Alessandro Borghi parla della nuova stagione di Suburra: “Per me, è come Rocky per Stallone”

Alessandro Borghi parla della nuova stagione di Suburra: “Per me, è come Rocky per Stallone”

«Suburra? Per me è come Rocky per Stallone. Aureliano scandisce i miei anni, ogni volta pesco dal mio bagaglio personale. Però sono andato a ritroso: nel film di Stefano Sollima Aureliano era già il Numero 8, qui raccontiamo come ci è arrivato». È la terza volta per Alessandro Borghi. Nella seconda stagione di Suburra la serie (prodotta da Cattleya e Bartlebyfilm con Rai Ficion, da domani su Netflix) troviamo il giovane boss di Ostia al comando della famiglia Adami, in conflitto con la sorella Livia e con il resto del mondo. Sono passati tre mesi dalla fine dell’ultima puntata, queste nuove otto (dirette da Andrea Molaioli e Piero Messina con Giacomo Ferrara, Eduardo Valdarnini, Francesco Acquaroli, Filippo Nigro e Claudia Gerini ) si concentrano sui quindici giorni tra il primo turno delle elezioni per il sindaco di Roma e il ballottaggio.

Com’è Aureliano?
«È cresciuto, è consapevole della sua forza, il suo posto nel sistema lo costruisce andando solo contro tutti e tutto. Di mio c’è il lato emotivo nei suoi legami: con Spadino e Lele, con la sorella Livia e Nadia, un nuovo personaggio. Sono uno che soffre tanto e ci sguazza. Mi serve per indagare il lato oscuro dell’animo umano. Uso questo lavoro come psicoanalisi, per fare l’attore devi essere diposto a guardarti dentro: non aver paura di piangere, stare male, ridere. E, poi, il Numero 8 è ispirato a una persona reale».

Chi?
«Un mio cugino, una figure fondamentale della mia vita, un essere umano speciale. Capace di amare in maniera dolce e smisurata e perdere il controllo e fare sciocchezze senza senso. Gli errori fatti gli sono serviti per crescere. Ne ho conosciute tante di persone che hanno toccato il fondo e si sono ritrovate. Ascoltarli è un regalo, un mondo di esperienze che io non ho provato. Sono quadrato, razionale, uno che sbaglia poco».

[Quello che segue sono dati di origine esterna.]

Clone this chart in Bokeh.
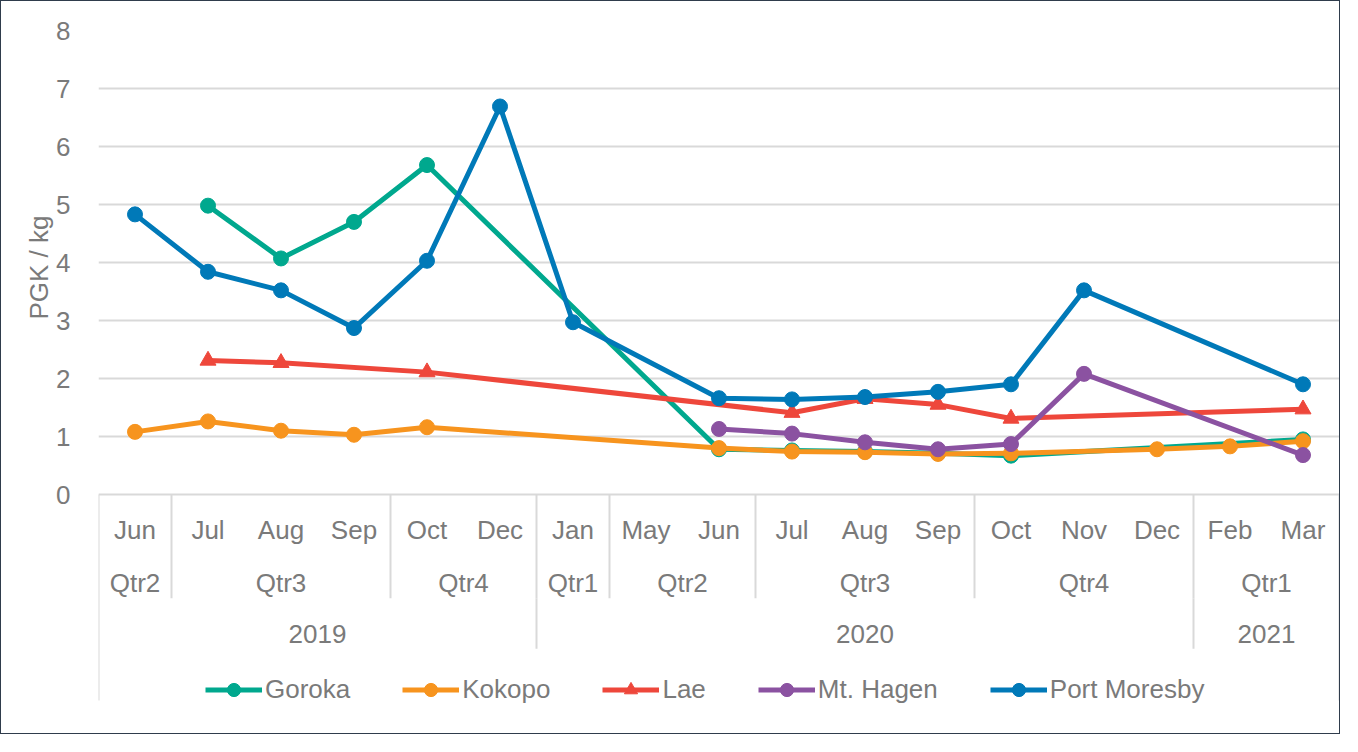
import numpy as np
from bokeh.plotting import figure
from bokeh.models import FactorRange, Range1d, FixedTicker, Legend, LegendItem, Title
from bokeh.core.properties import value
from bokeh.embed import file_html
from bokeh.resources import INLINE

# ---- data ----
years = ["2019"] * 6 + ["2020"] * 9 + ["2021"] * 2
quarters = ["Qtr2", "Qtr3", "Qtr3", "Qtr3", "Qtr4", "Qtr4",
            "Qtr1", "Qtr2", "Qtr2", "Qtr3", "Qtr3", "Qtr3", "Qtr4", "Qtr4", "Qtr4",
            "Qtr1", "Qtr1"]
months = ["Jun", "Jul", "Aug", "Sep", "Oct", "Dec",
          "Jan", "May", "Jun", "Jul", "Aug", "Sep", "Oct", "Nov", "Dec",
          "Feb", "Mar"]

goroka = [None, 4.98, 4.07, 4.70, 5.68, None, None, None, 0.78, 0.76, 0.74, 0.71, 0.67, None, None, None, 0.95]
kokopo = [1.08, 1.26, 1.10, 1.03, 1.16, None, None, None, 0.80, 0.74, 0.73, 0.70, 0.71, None, 0.78, 0.83, 0.92]
lae = [None, 2.31, 2.27, None, 2.11, None, None, None, None, 1.41, 1.65, 1.55, 1.31, None, None, None, 1.47]
mt_hagen = [None, None, None, None, None, None, None, None, 1.13, 1.05, 0.90, 0.78, 0.87, 2.08, None, None, 0.68]
port_moresby = [4.83, 3.84, 3.52, 2.87, 4.03, 6.69, 2.97, None, 1.66, 1.64, 1.68, 1.77, 1.90, 3.52, None, None, 1.90]

series_names = ["Goroka", "Kokopo", "Lae", "Mt. Hagen", "Port Moresby"]
series_values = [goroka, kokopo, lae, mt_hagen, port_moresby]
series_colors = ["#00A88E", "#F7941E", "#EE473B", "#8B52A1", "#0079B8"]
series_markers = ["circle", "circle", "triangle", "circle", "circle"]

y_ticks = [0, 1, 2, 3, 4, 5, 6, 7, 8]

# ---- styling ----
FONT = "Liberation Sans"
GRAY = "#7A7A7A"
GRID = "#D9D9D9"
FS = "26px"

factors = list(zip(years, quarters, months))
n = len(factors)

x_range = FactorRange(*factors, factor_padding=0, subgroup_padding=0,
                      group_padding=0, range_padding=0)
y_bottom = -3.81
y_range = Range1d(y_bottom, 8)

p = figure(width=1340, height=734, x_range=x_range, y_range=y_range,
           output_backend="svg", toolbar_location=None, x_axis_location=None,
           min_border_left=97, min_border_right=2, min_border_top=29, min_border_bottom=20,
           outline_line_color=None)
p.styles = {"border": "1px solid #2F3C4C"}

ticker = FixedTicker(ticks=y_ticks)
p.yaxis.ticker = ticker
p.yaxis.axis_line_color = None
p.yaxis.major_tick_line_color = None
p.yaxis.minor_tick_line_color = None
p.yaxis.major_label_text_font_size = FS
p.yaxis.major_label_text_font = FONT
p.yaxis.major_label_text_color = GRAY
p.yaxis.major_label_standoff = 22
p.ygrid.ticker = ticker
p.ygrid.grid_line_color = GRID
p.ygrid.grid_line_width = 2
p.xgrid.visible = False

p.add_layout(Title(text="PGK / kg", align="right", offset=185, text_font=FONT,
                   text_font_size=FS, text_font_style="normal", text_color=GRAY,
                   standoff=0), "left")

# ---- category table (Excel style multi-level axis) ----
month_y, quarter_y, year_y = -0.62, -1.52, -2.40
quarter_bottom, year_bottom, table_bottom = -1.79, -2.66, -3.55

q_bounds = [i for i in range(1, n) if (years[i], quarters[i]) != (years[i - 1], quarters[i - 1])]
y_bounds = [i for i in range(1, n) if years[i] != years[i - 1]]

p.segment(x0=q_bounds, y0=0, x1=q_bounds, y1=quarter_bottom, line_color=GRID, line_width=2)
p.segment(x0=y_bounds, y0=quarter_bottom, x1=y_bounds, y1=year_bottom, line_color=GRID, line_width=2)
p.segment(x0=[0, n], y0=0, x1=[0, n], y1=table_bottom, line_color=GRID, line_width=2)

q_groups = []
for yq in zip(years, quarters):
    if yq not in q_groups:
        q_groups.append(yq)
y_groups = []
for yy in years:
    if yy not in y_groups:
        y_groups.append(yy)

txt = dict(text_align="center", text_baseline="middle", text_font_size=FS,
           text_color=GRAY, text_font=value(FONT))
p.text(x=factors, y=month_y, text=months, **txt)
p.text(x=q_groups, y=quarter_y, text=[q for _, q in q_groups], **txt)
p.text(x=y_groups, y=year_y, text=y_groups, **txt)

# ---- series ----
items = []
for name, vals, color, marker in zip(series_names, series_values, series_colors, series_markers):
    xs = [f for f, v in zip(factors, vals) if v is not None]
    ys = [v for v in vals if v is not None]
    lr = p.line(xs, ys, line_color=color, line_width=5, line_join="round")
    sr = p.scatter(xs, ys, marker=marker, size=16 if marker == "triangle" else 15,
                   fill_color=color, line_color=color)
    items.append(LegendItem(label=name, renderers=[lr, sr]))

legend = Legend(items=items, orientation="horizontal", location=(107, 9),
                border_line_color=None, background_fill_alpha=0,
                label_text_font_size=FS, label_text_font=FONT, label_text_color=GRAY,
                glyph_width=57, glyph_height=33, label_standoff=3, spacing=52,
                padding=0, margin=0)
p.add_layout(legend)

open("out.html", "w").write(file_html(p, INLINE))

Soldi, potere, sentimenti. Tutto in «Suburra» gira intorno a questa triade. Quanto contano per lei?
«I soldi li uso solo per portare in vacanza le persone a cui voglio bene, il potere non mi interessa neanche inteso come ricerca della fama: il regalo è stare sul set. I sentimenti sono la base della vita. Voglio dimostrare al massimo la mia emotività, abbraccio in continuazione, fin da piccolo. Mia madre mi ricorda sempre che in campeggio da bambino ero l’unico che girava per le piazzole a dare bacetti a tutti».

Un anno speciale questo per lei, il ruolo di Stefano Cucchi per cui è stato candidato ai David, «Il primo re», «Suburra 2», la serie «Diavoli».
«È una felicità nel lavoro che dura da tre anni. E sono contento per le nove candidature di Sulla mia pelle. Suburra è stato l’inizio di tutto. Quel film è stato una grande opportunità della mia carriera, insieme a Non essere cattivo di Caligari. Sono successe tante cose, ne ho anche nostalgia. Anche se continuano a chiamarmi nuovo talento del cinema italiano… I nuovi talenti hanno vent’anni e sarebbe ora di scovarli».

Come si trova con Patrick Dempsey nella serie «Diavoli»?
«Un nuovo regalo. A Capodanno ho fatto un post augurando a tutti di essere l’incontro importante per qualcuno. Lui lo è stato per me, a conferma le persone più sono grandi più sono semplici. Prima di iniziare ero spaventatissimo. La lingua, il rapporto con un divo di Hollywood. Invece tutto è andato liscio. Anche se ho faticato. Sono un attore tutto cuore e poca tecnica, qui ho dovuto studiare i monologhi in inglese a parlare di Btp e alta finanza».

Ogni volta un’impresa. Non le viene voglia di alleggerire, magari una commedia?
«Nella vita rido già tanto. Se volete ridere venite con me in vacanza a Mikonos».